Het buurtcomité stelt zich dan ook de vraag: “Hoe beginnen we daar aan?! We staan zeer kort bij de mensen en geven de noden door aan de districtsraad maar er gebeurt vaak te weinig mee.” Nu berust het werk op sociaal engagement van enkelen die blijven vechten voor de goede zaak. Ook andere leden van het buurtcomité beamen dit: “Mensen klagen en zagen en er verandert toch niets”, zo luidt het bij de burger.
Erik Demeester stelt dat in vergelijking met Venezuela een buurtcomité 100 of 200 actieve leden zou moeten tellen. Mensen moeten bewust worden dat een betere wereld echt mogelijk is. Er is vooral nood aan een wettelijk kader dat de zelforganisatie organiseert. Dit veronderstelt dus niet enkel bewustwording maar ook bevoegdheden en tijd (geen advies maar beslissingsrecht). Zo zou de organisatie “tijd van de arbeid” kunnen krijgen om sociaal werk te verrichten. “We zijn zo gewoon dat we niet meer voor onszelf opkomen. Iemand anders zal het wel voor ons doen.” Dit was vroeger ook het geval in Venezuela. Tegenkanting en hindernissen zijn er steeds bij veranderingsprocessen maar de essentie is dat mensen het zelf doen aan de basis.

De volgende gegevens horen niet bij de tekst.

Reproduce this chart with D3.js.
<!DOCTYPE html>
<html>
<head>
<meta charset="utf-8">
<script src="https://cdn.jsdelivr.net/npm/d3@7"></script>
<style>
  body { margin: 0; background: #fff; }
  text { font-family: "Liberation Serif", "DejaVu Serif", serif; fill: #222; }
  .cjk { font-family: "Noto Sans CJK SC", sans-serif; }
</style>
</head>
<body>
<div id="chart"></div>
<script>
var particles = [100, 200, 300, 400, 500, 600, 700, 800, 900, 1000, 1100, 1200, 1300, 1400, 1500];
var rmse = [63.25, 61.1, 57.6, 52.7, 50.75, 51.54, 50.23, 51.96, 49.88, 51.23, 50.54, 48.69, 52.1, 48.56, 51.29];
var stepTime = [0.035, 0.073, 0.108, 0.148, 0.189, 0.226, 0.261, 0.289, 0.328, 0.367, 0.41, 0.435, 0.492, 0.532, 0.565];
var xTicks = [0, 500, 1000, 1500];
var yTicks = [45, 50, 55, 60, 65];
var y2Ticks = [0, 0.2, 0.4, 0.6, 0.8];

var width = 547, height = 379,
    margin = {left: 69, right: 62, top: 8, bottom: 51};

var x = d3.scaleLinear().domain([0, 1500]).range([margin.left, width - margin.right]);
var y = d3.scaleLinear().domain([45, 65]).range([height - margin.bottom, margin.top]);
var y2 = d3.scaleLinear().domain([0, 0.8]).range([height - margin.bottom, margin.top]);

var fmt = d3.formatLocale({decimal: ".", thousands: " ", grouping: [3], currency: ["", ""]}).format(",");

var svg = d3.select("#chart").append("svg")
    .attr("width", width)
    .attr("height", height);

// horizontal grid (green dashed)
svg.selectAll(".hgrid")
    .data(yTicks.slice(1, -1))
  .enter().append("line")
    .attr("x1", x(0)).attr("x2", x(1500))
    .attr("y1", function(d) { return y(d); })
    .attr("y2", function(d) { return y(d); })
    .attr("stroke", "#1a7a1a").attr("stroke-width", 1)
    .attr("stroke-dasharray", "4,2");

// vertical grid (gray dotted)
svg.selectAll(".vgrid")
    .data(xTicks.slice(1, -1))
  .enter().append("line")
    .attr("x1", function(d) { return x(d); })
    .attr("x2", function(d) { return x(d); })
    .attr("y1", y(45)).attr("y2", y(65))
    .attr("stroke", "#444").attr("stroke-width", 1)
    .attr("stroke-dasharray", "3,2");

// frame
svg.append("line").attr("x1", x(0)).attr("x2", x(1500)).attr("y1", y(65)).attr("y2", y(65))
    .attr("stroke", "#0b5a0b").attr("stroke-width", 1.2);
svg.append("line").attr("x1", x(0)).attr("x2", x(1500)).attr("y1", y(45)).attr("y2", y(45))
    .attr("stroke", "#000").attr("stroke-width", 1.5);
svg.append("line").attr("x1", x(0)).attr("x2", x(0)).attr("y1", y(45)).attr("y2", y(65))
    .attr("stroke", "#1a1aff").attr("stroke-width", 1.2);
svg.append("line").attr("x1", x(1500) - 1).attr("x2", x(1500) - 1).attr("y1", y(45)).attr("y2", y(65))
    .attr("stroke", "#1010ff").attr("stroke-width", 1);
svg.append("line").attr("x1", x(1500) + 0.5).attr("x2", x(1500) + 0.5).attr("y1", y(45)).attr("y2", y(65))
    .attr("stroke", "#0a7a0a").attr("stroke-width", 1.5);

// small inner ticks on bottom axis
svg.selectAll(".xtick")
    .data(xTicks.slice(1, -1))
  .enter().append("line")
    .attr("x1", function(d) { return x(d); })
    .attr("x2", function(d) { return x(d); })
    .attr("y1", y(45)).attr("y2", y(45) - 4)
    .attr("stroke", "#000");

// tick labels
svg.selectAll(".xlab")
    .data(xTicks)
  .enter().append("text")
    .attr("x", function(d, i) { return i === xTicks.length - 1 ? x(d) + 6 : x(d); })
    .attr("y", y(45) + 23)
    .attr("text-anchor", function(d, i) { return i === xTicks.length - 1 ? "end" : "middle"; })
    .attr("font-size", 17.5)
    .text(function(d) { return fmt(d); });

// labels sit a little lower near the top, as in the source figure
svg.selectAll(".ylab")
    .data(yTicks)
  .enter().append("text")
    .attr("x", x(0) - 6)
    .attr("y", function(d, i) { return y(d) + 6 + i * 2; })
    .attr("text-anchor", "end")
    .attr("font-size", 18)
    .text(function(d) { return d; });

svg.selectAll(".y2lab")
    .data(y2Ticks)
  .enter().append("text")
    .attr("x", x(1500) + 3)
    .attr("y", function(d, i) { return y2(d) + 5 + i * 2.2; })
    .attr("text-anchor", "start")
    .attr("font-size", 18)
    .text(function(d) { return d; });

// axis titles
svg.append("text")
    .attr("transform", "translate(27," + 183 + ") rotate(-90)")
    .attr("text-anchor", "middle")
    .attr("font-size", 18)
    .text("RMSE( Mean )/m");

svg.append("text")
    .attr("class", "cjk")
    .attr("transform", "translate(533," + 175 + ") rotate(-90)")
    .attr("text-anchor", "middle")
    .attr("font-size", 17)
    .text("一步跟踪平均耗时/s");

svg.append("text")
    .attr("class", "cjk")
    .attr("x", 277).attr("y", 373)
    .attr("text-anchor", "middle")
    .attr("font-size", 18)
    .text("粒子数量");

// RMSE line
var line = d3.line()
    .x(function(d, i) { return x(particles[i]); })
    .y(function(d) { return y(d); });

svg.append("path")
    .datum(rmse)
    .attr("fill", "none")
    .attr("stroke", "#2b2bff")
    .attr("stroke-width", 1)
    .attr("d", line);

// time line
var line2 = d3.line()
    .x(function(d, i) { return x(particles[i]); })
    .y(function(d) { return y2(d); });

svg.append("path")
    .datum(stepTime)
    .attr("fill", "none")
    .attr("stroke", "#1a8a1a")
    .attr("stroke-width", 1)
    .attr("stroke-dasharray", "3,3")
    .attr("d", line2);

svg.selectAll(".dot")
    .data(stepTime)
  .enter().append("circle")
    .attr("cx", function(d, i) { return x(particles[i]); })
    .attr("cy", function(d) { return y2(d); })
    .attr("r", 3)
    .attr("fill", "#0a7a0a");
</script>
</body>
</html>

Van deze succesvolle sociale experimenten (en de Bolivariaanse Revolutie) te Venezuela horen we hier te weinig. De media voert een politiek van minimale en negatieve berichtgeving. De campagne Handen af van Venezuela ontstond om die reden. Solidariteit met de beweging en informeren van de mensen is dan ook ontzettend belangrijk. Het buurtcomité besluit de avond met volgende tussenkomst: “Venezuela is een situatie waarvan wij dromen. We hebben nog een hele weg te gaan!”